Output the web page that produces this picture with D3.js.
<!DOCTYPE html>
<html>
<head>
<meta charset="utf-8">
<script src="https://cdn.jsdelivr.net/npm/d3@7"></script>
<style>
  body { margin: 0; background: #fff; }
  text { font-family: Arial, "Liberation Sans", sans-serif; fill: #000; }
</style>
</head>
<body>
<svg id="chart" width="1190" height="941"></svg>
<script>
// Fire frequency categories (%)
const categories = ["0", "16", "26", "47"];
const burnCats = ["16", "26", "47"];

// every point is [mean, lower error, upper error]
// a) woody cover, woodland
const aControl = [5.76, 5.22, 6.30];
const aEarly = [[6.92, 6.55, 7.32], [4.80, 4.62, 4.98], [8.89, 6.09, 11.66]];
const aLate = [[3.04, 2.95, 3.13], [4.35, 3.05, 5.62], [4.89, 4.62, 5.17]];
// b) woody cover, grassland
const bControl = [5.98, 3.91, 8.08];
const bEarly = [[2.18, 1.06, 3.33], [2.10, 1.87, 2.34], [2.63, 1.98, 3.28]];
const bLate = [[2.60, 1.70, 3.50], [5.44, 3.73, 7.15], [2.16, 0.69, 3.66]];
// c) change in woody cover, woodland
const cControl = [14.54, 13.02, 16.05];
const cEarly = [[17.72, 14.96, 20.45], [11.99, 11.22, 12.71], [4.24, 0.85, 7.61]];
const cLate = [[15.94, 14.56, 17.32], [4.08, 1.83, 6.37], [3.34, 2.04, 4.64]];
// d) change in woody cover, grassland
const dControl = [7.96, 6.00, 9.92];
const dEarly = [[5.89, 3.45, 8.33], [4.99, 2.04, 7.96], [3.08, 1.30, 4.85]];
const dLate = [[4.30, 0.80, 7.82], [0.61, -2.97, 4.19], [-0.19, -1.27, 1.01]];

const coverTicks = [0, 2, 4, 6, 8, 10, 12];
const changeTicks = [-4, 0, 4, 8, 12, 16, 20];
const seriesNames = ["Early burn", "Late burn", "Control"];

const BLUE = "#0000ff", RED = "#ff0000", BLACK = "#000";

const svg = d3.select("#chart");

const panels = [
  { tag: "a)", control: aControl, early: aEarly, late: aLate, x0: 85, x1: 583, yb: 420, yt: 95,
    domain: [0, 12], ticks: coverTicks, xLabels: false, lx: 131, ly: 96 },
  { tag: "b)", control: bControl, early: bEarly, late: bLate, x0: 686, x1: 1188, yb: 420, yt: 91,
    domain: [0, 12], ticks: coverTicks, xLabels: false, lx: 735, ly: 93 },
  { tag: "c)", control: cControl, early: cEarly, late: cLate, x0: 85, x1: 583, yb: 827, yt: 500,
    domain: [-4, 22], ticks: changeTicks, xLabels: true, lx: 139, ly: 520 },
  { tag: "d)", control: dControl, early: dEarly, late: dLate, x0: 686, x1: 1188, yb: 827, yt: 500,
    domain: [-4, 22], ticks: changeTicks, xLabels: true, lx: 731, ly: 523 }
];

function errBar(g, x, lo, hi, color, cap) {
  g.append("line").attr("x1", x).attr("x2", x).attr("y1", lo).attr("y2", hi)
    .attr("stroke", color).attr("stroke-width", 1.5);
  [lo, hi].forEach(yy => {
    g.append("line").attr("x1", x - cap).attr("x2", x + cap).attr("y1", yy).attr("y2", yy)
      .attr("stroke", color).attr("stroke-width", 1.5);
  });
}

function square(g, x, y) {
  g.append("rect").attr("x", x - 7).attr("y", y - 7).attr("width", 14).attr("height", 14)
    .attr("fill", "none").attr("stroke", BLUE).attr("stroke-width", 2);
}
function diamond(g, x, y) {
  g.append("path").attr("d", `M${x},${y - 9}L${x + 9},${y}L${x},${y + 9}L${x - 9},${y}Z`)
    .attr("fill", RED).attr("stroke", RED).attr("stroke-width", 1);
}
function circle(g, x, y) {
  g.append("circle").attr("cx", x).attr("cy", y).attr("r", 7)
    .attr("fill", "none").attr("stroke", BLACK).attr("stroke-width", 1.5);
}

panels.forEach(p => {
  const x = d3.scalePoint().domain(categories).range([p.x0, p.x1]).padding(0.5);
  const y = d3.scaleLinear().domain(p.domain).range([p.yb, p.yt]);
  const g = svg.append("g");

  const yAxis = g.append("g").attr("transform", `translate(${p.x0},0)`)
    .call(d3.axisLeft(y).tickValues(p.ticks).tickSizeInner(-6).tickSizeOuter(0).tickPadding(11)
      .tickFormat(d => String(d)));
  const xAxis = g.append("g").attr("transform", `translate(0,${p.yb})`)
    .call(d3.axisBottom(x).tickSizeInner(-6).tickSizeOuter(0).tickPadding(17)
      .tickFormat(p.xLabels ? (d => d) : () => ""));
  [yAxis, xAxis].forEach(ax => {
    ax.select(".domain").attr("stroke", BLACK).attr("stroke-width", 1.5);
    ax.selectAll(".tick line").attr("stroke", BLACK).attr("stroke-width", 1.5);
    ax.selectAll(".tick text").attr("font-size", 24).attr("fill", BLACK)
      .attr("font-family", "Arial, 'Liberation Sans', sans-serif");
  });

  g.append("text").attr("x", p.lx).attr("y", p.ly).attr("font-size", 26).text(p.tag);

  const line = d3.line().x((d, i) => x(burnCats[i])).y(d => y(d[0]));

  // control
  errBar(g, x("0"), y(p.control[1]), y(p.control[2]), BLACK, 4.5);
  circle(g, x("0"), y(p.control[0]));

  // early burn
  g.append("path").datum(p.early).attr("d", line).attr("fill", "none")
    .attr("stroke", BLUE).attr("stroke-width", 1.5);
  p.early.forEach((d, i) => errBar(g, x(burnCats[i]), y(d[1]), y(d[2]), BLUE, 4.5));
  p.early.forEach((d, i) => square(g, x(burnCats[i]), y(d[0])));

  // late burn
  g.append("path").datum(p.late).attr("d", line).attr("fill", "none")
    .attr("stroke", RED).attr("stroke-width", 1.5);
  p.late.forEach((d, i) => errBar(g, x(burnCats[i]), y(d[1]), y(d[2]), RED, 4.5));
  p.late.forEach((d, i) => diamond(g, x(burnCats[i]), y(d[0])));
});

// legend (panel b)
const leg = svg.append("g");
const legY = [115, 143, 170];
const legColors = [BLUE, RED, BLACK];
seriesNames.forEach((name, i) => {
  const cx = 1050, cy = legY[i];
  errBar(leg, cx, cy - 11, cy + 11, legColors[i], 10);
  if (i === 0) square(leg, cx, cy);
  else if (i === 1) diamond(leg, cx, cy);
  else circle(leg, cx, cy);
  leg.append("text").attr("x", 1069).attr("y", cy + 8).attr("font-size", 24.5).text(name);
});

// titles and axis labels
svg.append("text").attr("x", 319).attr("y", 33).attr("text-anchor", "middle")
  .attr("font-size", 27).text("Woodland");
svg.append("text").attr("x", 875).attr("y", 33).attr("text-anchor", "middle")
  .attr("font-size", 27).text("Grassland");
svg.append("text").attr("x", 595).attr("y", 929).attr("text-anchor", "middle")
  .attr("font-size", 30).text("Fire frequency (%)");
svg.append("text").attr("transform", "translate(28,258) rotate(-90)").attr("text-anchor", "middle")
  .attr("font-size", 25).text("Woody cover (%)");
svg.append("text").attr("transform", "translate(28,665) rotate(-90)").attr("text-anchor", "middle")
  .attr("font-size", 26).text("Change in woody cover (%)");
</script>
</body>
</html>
───
Aim: Reproduce the material exactly, with every line intact.

Full answer:
Output the web page that produces this picture with D3.js.
<!DOCTYPE html>
<html>
<head>
<meta charset="utf-8">
<script src="https://cdn.jsdelivr.net/npm/d3@7"></script>
<style>
  body { margin: 0; background: #fff; }
  text { font-family: Arial, "Liberation Sans", sans-serif; fill: #000; }
</style>
</head>
<body>
<svg id="chart" width="1190" height="941"></svg>
<script>
// Fire frequency categories (%)
const categories = ["0", "16", "26", "47"];
const burnCats = ["16", "26", "47"];

// every point is [mean, lower error, upper error]
// a) woody cover, woodland
const aControl = [5.76, 5.22, 6.30];
const aEarly = [[6.92, 6.55, 7.32], [4.80, 4.62, 4.98], [8.89, 6.09, 11.66]];
const aLate = [[3.04, 2.95, 3.13], [4.35, 3.05, 5.62], [4.89, 4.62, 5.17]];
// b) woody cover, grassland
const bControl = [5.98, 3.91, 8.08];
const bEarly = [[2.18, 1.06, 3.33], [2.10, 1.87, 2.34], [2.63, 1.98, 3.28]];
const bLate = [[2.60, 1.70, 3.50], [5.44, 3.73, 7.15], [2.16, 0.69, 3.66]];
// c) change in woody cover, woodland
const cControl = [14.54, 13.02, 16.05];
const cEarly = [[17.72, 14.96, 20.45], [11.99, 11.22, 12.71], [4.24, 0.85, 7.61]];
const cLate = [[15.94, 14.56, 17.32], [4.08, 1.83, 6.37], [3.34, 2.04, 4.64]];
// d) change in woody cover, grassland
const dControl = [7.96, 6.00, 9.92];
const dEarly = [[5.89, 3.45, 8.33], [4.99, 2.04, 7.96], [3.08, 1.30, 4.85]];
const dLate = [[4.30, 0.80, 7.82], [0.61, -2.97, 4.19], [-0.19, -1.27, 1.01]];

const coverTicks = [0, 2, 4, 6, 8, 10, 12];
const changeTicks = [-4, 0, 4, 8, 12, 16, 20];
const seriesNames = ["Early burn", "Late burn", "Control"];

const BLUE = "#0000ff", RED = "#ff0000", BLACK = "#000";

const svg = d3.select("#chart");

const panels = [
  { tag: "a)", control: aControl, early: aEarly, late: aLate, x0: 85, x1: 583, yb: 420, yt: 95,
    domain: [0, 12], ticks: coverTicks, xLabels: false, lx: 131, ly: 96 },
  { tag: "b)", control: bControl, early: bEarly, late: bLate, x0: 686, x1: 1188, yb: 420, yt: 91,
    domain: [0, 12], ticks: coverTicks, xLabels: false, lx: 735, ly: 93 },
  { tag: "c)", control: cControl, early: cEarly, late: cLate, x0: 85, x1: 583, yb: 827, yt: 500,
    domain: [-4, 22], ticks: changeTicks, xLabels: true, lx: 139, ly: 520 },
  { tag: "d)", control: dControl, early: dEarly, late: dLate, x0: 686, x1: 1188, yb: 827, yt: 500,
    domain: [-4, 22], ticks: changeTicks, xLabels: true, lx: 731, ly: 523 }
];

function errBar(g, x, lo, hi, color, cap) {
  g.append("line").attr("x1", x).attr("x2", x).attr("y1", lo).attr("y2", hi)
    .attr("stroke", color).attr("stroke-width", 1.5);
  [lo, hi].forEach(yy => {
    g.append("line").attr("x1", x - cap).attr("x2", x + cap).attr("y1", yy).attr("y2", yy)
      .attr("stroke", color).attr("stroke-width", 1.5);
  });
}

function square(g, x, y) {
  g.append("rect").attr("x", x - 7).attr("y", y - 7).attr("width", 14).attr("height", 14)
    .attr("fill", "none").attr("stroke", BLUE).attr("stroke-width", 2);
}
function diamond(g, x, y) {
  g.append("path").attr("d", `M${x},${y - 9}L${x + 9},${y}L${x},${y + 9}L${x - 9},${y}Z`)
    .attr("fill", RED).attr("stroke", RED).attr("stroke-width", 1);
}
function circle(g, x, y) {
  g.append("circle").attr("cx", x).attr("cy", y).attr("r", 7)
    .attr("fill", "none").attr("stroke", BLACK).attr("stroke-width", 1.5);
}

panels.forEach(p => {
  const x = d3.scalePoint().domain(categories).range([p.x0, p.x1]).padding(0.5);
  const y = d3.scaleLinear().domain(p.domain).range([p.yb, p.yt]);
  const g = svg.append("g");

  const yAxis = g.append("g").attr("transform", `translate(${p.x0},0)`)
    .call(d3.axisLeft(y).tickValues(p.ticks).tickSizeInner(-6).tickSizeOuter(0).tickPadding(11)
      .tickFormat(d => String(d)));
  const xAxis = g.append("g").attr("transform", `translate(0,${p.yb})`)
    .call(d3.axisBottom(x).tickSizeInner(-6).tickSizeOuter(0).tickPadding(17)
      .tickFormat(p.xLabels ? (d => d) : () => ""));
  [yAxis, xAxis].forEach(ax => {
    ax.select(".domain").attr("stroke", BLACK).attr("stroke-width", 1.5);
    ax.selectAll(".tick line").attr("stroke", BLACK).attr("stroke-width", 1.5);
    ax.selectAll(".tick text").attr("font-size", 24).attr("fill", BLACK)
      .attr("font-family", "Arial, 'Liberation Sans', sans-serif");
  });

  g.append("text").attr("x", p.lx).attr("y", p.ly).attr("font-size", 26).text(p.tag);

  const line = d3.line().x((d, i) => x(burnCats[i])).y(d => y(d[0]));

  // control
  errBar(g, x("0"), y(p.control[1]), y(p.control[2]), BLACK, 4.5);
  circle(g, x("0"), y(p.control[0]));

  // early burn
  g.append("path").datum(p.early).attr("d", line).attr("fill", "none")
    .attr("stroke", BLUE).attr("stroke-width", 1.5);
  p.early.forEach((d, i) => errBar(g, x(burnCats[i]), y(d[1]), y(d[2]), BLUE, 4.5));
  p.early.forEach((d, i) => square(g, x(burnCats[i]), y(d[0])));

  // late burn
  g.append("path").datum(p.late).attr("d", line).attr("fill", "none")
    .attr("stroke", RED).attr("stroke-width", 1.5);
  p.late.forEach((d, i) => errBar(g, x(burnCats[i]), y(d[1]), y(d[2]), RED, 4.5));
  p.late.forEach((d, i) => diamond(g, x(burnCats[i]), y(d[0])));
});

// legend (panel b)
const leg = svg.append("g");
const legY = [115, 143, 170];
const legColors = [BLUE, RED, BLACK];
seriesNames.forEach((name, i) => {
  const cx = 1050, cy = legY[i];
  errBar(leg, cx, cy - 11, cy + 11, legColors[i], 10);
  if (i === 0) square(leg, cx, cy);
  else if (i === 1) diamond(leg, cx, cy);
  else circle(leg, cx, cy);
  leg.append("text").attr("x", 1069).attr("y", cy + 8).attr("font-size", 24.5).text(name);
});

// titles and axis labels
svg.append("text").attr("x", 319).attr("y", 33).attr("text-anchor", "middle")
  .attr("font-size", 27).text("Woodland");
svg.append("text").attr("x", 875).attr("y", 33).attr("text-anchor", "middle")
  .attr("font-size", 27).text("Grassland");
svg.append("text").attr("x", 595).attr("y", 929).attr("text-anchor", "middle")
  .attr("font-size", 30).text("Fire frequency (%)");
svg.append("text").attr("transform", "translate(28,258) rotate(-90)").attr("text-anchor", "middle")
  .attr("font-size", 25).text("Woody cover (%)");
svg.append("text").attr("transform", "translate(28,665) rotate(-90)").attr("text-anchor", "middle")
  .attr("font-size", 26).text("Change in woody cover (%)");
</script>
</body>
</html>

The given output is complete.